| What the task asks |
Give every line back verbatim, dropping all images.

═══ Supplied material ═══

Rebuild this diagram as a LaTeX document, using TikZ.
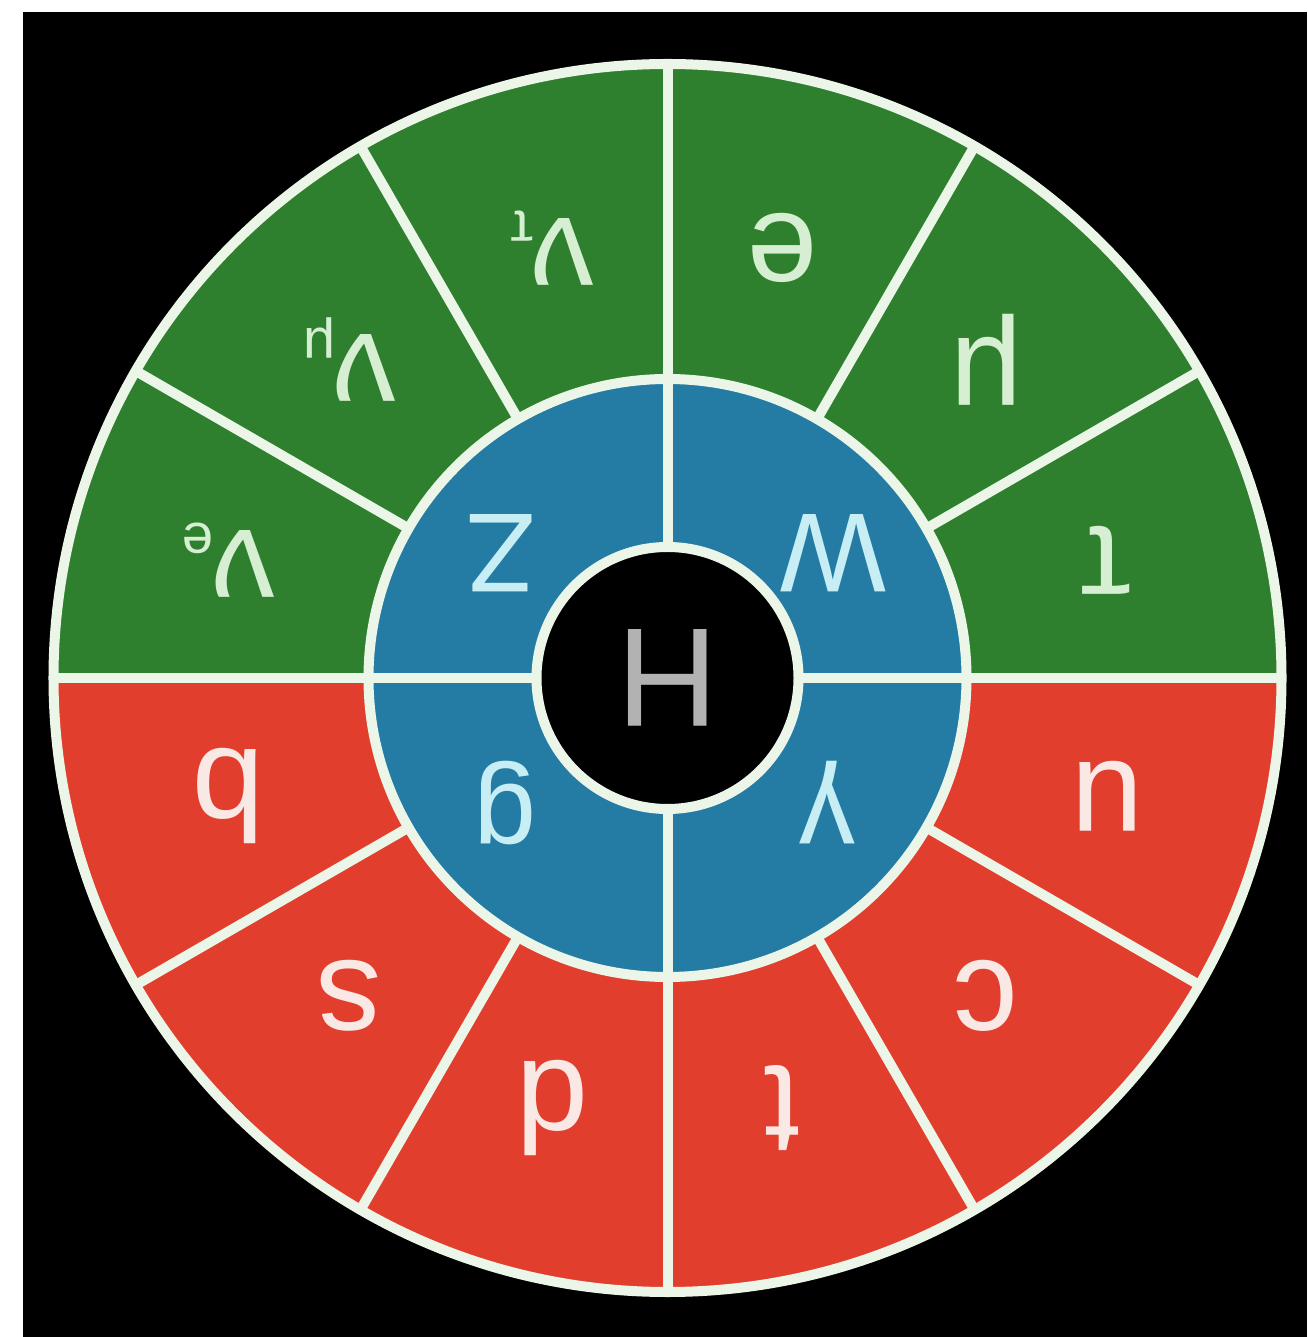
\documentclass[tikz,border=0pt]{standalone}
\usepackage{fontspec}
\setmainfont{Liberation Sans}
\usetikzlibrary{positioning}
\definecolor{leptongreen}{RGB}{46,128,46}
\definecolor{quarkred}{RGB}{226,62,46}
\definecolor{bosonblue}{RGB}{36,124,164}
\definecolor{rimwhite}{RGB}{236,246,232}
\definecolor{greentext}{RGB}{214,238,210}
\definecolor{bluetext}{RGB}{200,238,245}
\definecolor{redtext}{RGB}{250,232,228}
\definecolor{higgsgray}{RGB}{178,178,178}
\newcommand{\flav}[1]{\kern-0.02em\raisebox{-0.05em}{\fontsize{16}{16}\selectfont #1}}

\begin{document}
\begin{tikzpicture}[rim/.style={draw=rimwhite, line width=0.1cm},
  lepton/.style={text=greentext, rotate=180, inner sep=0pt, font=\fontsize{36}{36}\selectfont},
  quark/.style={text=redtext, rotate=180, inner sep=0pt, font=\fontsize{37}{37}\selectfont},
  boson/.style={text=bluetext, rotate=180, inner sep=0pt, font=\fontsize{32}{32}\selectfont}]
\useasboundingbox (-6.675,-6.59) rectangle (6.395,6.78);
\fill[black] (-6.445,-6.59) rectangle (6.395,6.66);
% the two halves and the inner discs
\fill[leptongreen] (6.14,0) arc[start angle=0, end angle=180, radius=6.14] -- cycle;
\fill[quarkred] (6.14,0) arc[start angle=0, end angle=-180, radius=6.14] -- cycle;
\fill[bosonblue] (0,0) circle[radius=2.99];
\fill[black] (0,0) circle[radius=1.31];
% white rims and spokes
\draw[rim] (0,0) circle[radius=6.14];
\draw[rim] (0,0) circle[radius=2.99];
\draw[rim] (0,0) circle[radius=1.31];
\foreach \a in {0,30,...,330}
  \draw[rim] (\a:2.99) -- (\a:6.14);
\foreach \a in {0,90,180,270}
  \draw[rim] (\a:1.31) -- (\a:2.99);
% leptons
\node[lepton] (e) at (75:4.45) {e};
\node[lepton] (mu) at (45:4.5) {μ};
\node[lepton] (tau) at (15:4.55) {τ};
\node[lepton] (nutau) at (105:4.45) {ν\flav{τ}};
\node[lepton] (numu) at (135:4.5) {ν\flav{μ}};
\node[lepton] (nue) at (165:4.55) {ν\flav{e}};
% quarks
\node[quark] (u) at (-15:4.55) {u};
\node[quark] (c) at (-45:4.5) {c};
\node[quark] (t) at (-75:4.45) {t};
\node[quark] (d) at (-105:4.45) {d};
\node[quark] (s) at (-135:4.5) {s};
\node[quark] (b) at (-165:4.55) {b};
% gauge bosons and the Higgs
\node[boson] (W) at (1.66,1.25) {W};
\node[boson] (Z) at (-1.66,1.25) {Z};
\node[boson] (g) at (-1.62,-1.25) {g};
\node[boson] (gamma) at (1.6,-1.25) {γ};
\node[text=higgsgray, rotate=180, inner sep=0pt, font=\fontsize{40}{40}\selectfont] (H) at (0,0) {H};
\end{tikzpicture}
\end{document}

═══

| Problem solution |
Rebuild this diagram as a LaTeX document, using TikZ.
\documentclass[tikz,border=0pt]{standalone}
\usepackage{fontspec}
\setmainfont{Liberation Sans}
\usetikzlibrary{positioning}
\definecolor{leptongreen}{RGB}{46,128,46}
\definecolor{quarkred}{RGB}{226,62,46}
\definecolor{bosonblue}{RGB}{36,124,164}
\definecolor{rimwhite}{RGB}{236,246,232}
\definecolor{greentext}{RGB}{214,238,210}
\definecolor{bluetext}{RGB}{200,238,245}
\definecolor{redtext}{RGB}{250,232,228}
\definecolor{higgsgray}{RGB}{178,178,178}
\newcommand{\flav}[1]{\kern-0.02em\raisebox{-0.05em}{\fontsize{16}{16}\selectfont #1}}

\begin{document}
\begin{tikzpicture}[rim/.style={draw=rimwhite, line width=0.1cm},
  lepton/.style={text=greentext, rotate=180, inner sep=0pt, font=\fontsize{36}{36}\selectfont},
  quark/.style={text=redtext, rotate=180, inner sep=0pt, font=\fontsize{37}{37}\selectfont},
  boson/.style={text=bluetext, rotate=180, inner sep=0pt, font=\fontsize{32}{32}\selectfont}]
\useasboundingbox (-6.675,-6.59) rectangle (6.395,6.78);
\fill[black] (-6.445,-6.59) rectangle (6.395,6.66);
% the two halves and the inner discs
\fill[leptongreen] (6.14,0) arc[start angle=0, end angle=180, radius=6.14] -- cycle;
\fill[quarkred] (6.14,0) arc[start angle=0, end angle=-180, radius=6.14] -- cycle;
\fill[bosonblue] (0,0) circle[radius=2.99];
\fill[black] (0,0) circle[radius=1.31];
% white rims and spokes
\draw[rim] (0,0) circle[radius=6.14];
\draw[rim] (0,0) circle[radius=2.99];
\draw[rim] (0,0) circle[radius=1.31];
\foreach \a in {0,30,...,330}
  \draw[rim] (\a:2.99) -- (\a:6.14);
\foreach \a in {0,90,180,270}
  \draw[rim] (\a:1.31) -- (\a:2.99);
% leptons
\node[lepton] (e) at (75:4.45) {e};
\node[lepton] (mu) at (45:4.5) {μ};
\node[lepton] (tau) at (15:4.55) {τ};
\node[lepton] (nutau) at (105:4.45) {ν\flav{τ}};
\node[lepton] (numu) at (135:4.5) {ν\flav{μ}};
\node[lepton] (nue) at (165:4.55) {ν\flav{e}};
% quarks
\node[quark] (u) at (-15:4.55) {u};
\node[quark] (c) at (-45:4.5) {c};
\node[quark] (t) at (-75:4.45) {t};
\node[quark] (d) at (-105:4.45) {d};
\node[quark] (s) at (-135:4.5) {s};
\node[quark] (b) at (-165:4.55) {b};
% gauge bosons and the Higgs
\node[boson] (W) at (1.66,1.25) {W};
\node[boson] (Z) at (-1.66,1.25) {Z};
\node[boson] (g) at (-1.62,-1.25) {g};
\node[boson] (gamma) at (1.6,-1.25) {γ};
\node[text=higgsgray, rotate=180, inner sep=0pt, font=\fontsize{40}{40}\selectfont] (H) at (0,0) {H};
\end{tikzpicture}
\end{document}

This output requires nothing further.